Il y avait également des rencontres avec des femmes politiques et/ou militantes de pays différents, notamment avec des femmes d’Amérique latine où, à cette époque, le combat était également très présent. L’écrivaine égyptienne, Nawel Sadaoui, est, par exemple, venue nous parler de la question de l’excision et du statut de la femme. Il y avait également l’importance des ateliers de couture et de tricot. On partait aussi de ce que les femmes savent faire, entrainant donc un échange de savoirs et de savoir-faire.

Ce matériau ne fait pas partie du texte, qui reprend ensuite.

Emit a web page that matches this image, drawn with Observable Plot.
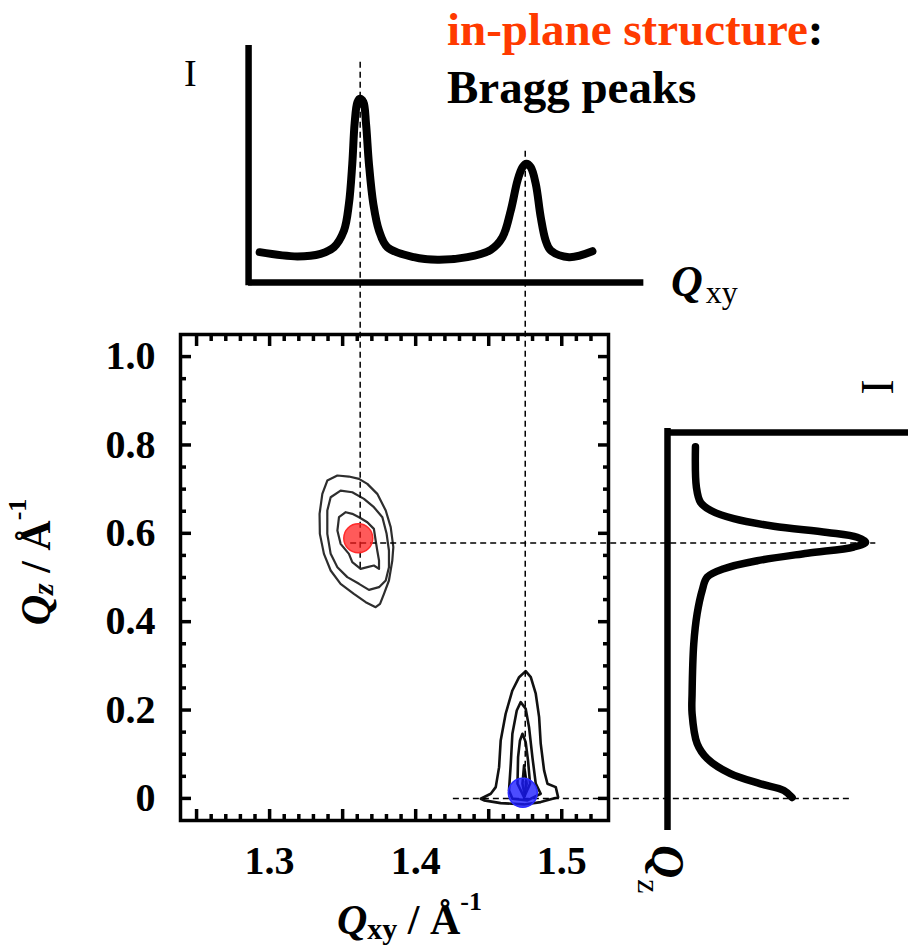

L’association a beaucoup participé à des mobilisations comme la lutte contre le racisme, le droit des étrangers, la régularisation des sans-papiers. C’était à chaque fois un investissement très fort et une mobilisation des femmes. Une autre mission de l’association était d’interpeller les pouvoirs publics par rapport, par exemple, à la question du statut juridique, de mobiliser des avocats et des juristes. C’était assez important pour pouvoir, en tout cas, défendre ce droit face aux politiques, aux avocats, aux magistrats qui ne connaissaient pas forcément ces situations. Il fallait donc les interpeller pour leur demander de prendre en compte ces problèmes et ces difficultés.